What is required
Emit the data below verbatim, stripping out any pictures.

Given material
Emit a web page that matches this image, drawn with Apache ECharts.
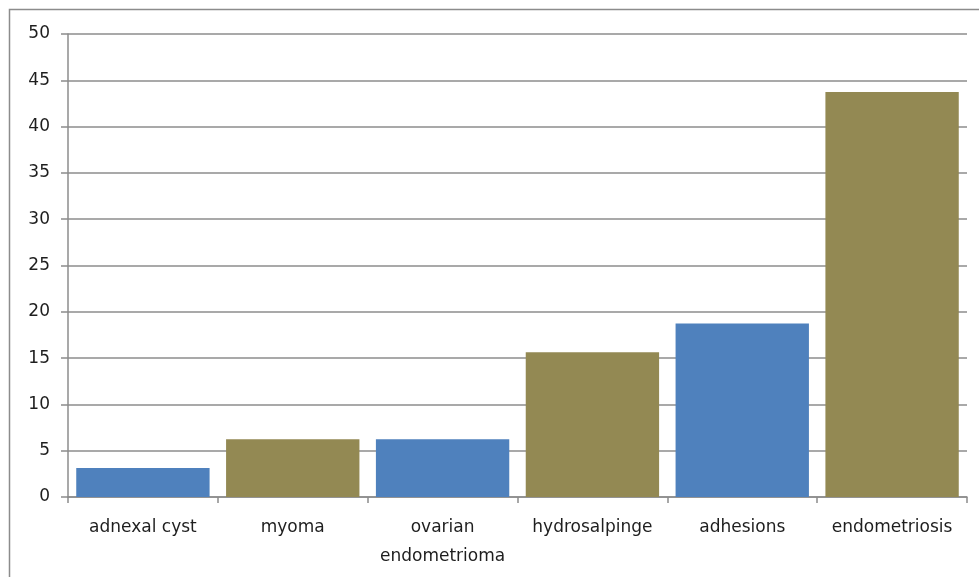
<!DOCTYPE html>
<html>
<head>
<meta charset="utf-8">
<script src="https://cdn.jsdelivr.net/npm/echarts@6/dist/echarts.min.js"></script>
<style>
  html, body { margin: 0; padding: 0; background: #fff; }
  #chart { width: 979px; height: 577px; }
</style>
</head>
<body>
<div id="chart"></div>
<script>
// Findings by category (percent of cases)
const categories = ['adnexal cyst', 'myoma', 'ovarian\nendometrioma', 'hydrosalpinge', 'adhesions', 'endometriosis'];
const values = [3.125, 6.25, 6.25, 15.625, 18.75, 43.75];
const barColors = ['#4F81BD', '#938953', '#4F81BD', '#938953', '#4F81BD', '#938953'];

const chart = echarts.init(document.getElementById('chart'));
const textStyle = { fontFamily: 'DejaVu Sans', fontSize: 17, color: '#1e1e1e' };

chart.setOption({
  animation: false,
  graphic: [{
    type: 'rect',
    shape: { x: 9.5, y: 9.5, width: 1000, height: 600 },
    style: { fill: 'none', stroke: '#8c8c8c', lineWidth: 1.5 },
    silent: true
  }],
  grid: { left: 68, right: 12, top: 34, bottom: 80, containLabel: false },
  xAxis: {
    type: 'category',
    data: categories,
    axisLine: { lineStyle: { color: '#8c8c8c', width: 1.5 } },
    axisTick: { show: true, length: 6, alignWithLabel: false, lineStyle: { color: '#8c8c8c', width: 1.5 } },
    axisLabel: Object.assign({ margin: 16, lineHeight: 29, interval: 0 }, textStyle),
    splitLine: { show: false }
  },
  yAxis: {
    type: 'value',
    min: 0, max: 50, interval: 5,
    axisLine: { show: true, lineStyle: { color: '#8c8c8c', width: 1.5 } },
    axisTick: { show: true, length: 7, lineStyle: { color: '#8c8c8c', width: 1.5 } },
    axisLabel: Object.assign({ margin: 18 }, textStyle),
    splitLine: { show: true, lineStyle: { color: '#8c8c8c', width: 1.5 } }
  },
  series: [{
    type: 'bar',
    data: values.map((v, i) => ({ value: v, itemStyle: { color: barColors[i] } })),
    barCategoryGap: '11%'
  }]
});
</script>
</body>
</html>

Solution to this task
Emit a web page that matches this image, drawn with Apache ECharts.
<!DOCTYPE html>
<html>
<head>
<meta charset="utf-8">
<script src="https://cdn.jsdelivr.net/npm/echarts@6/dist/echarts.min.js"></script>
<style>
  html, body { margin: 0; padding: 0; background: #fff; }
  #chart { width: 979px; height: 577px; }
</style>
</head>
<body>
<div id="chart"></div>
<script>
// Findings by category (percent of cases)
const categories = ['adnexal cyst', 'myoma', 'ovarian\nendometrioma', 'hydrosalpinge', 'adhesions', 'endometriosis'];
const values = [3.125, 6.25, 6.25, 15.625, 18.75, 43.75];
const barColors = ['#4F81BD', '#938953', '#4F81BD', '#938953', '#4F81BD', '#938953'];

const chart = echarts.init(document.getElementById('chart'));
const textStyle = { fontFamily: 'DejaVu Sans', fontSize: 17, color: '#1e1e1e' };

chart.setOption({
  animation: false,
  graphic: [{
    type: 'rect',
    shape: { x: 9.5, y: 9.5, width: 1000, height: 600 },
    style: { fill: 'none', stroke: '#8c8c8c', lineWidth: 1.5 },
    silent: true
  }],
  grid: { left: 68, right: 12, top: 34, bottom: 80, containLabel: false },
  xAxis: {
    type: 'category',
    data: categories,
    axisLine: { lineStyle: { color: '#8c8c8c', width: 1.5 } },
    axisTick: { show: true, length: 6, alignWithLabel: false, lineStyle: { color: '#8c8c8c', width: 1.5 } },
    axisLabel: Object.assign({ margin: 16, lineHeight: 29, interval: 0 }, textStyle),
    splitLine: { show: false }
  },
  yAxis: {
    type: 'value',
    min: 0, max: 50, interval: 5,
    axisLine: { show: true, lineStyle: { color: '#8c8c8c', width: 1.5 } },
    axisTick: { show: true, length: 7, lineStyle: { color: '#8c8c8c', width: 1.5 } },
    axisLabel: Object.assign({ margin: 18 }, textStyle),
    splitLine: { show: true, lineStyle: { color: '#8c8c8c', width: 1.5 } }
  },
  series: [{
    type: 'bar',
    data: values.map((v, i) => ({ value: v, itemStyle: { color: barColors[i] } })),
    barCategoryGap: '11%'
  }]
});
</script>
</body>
</html>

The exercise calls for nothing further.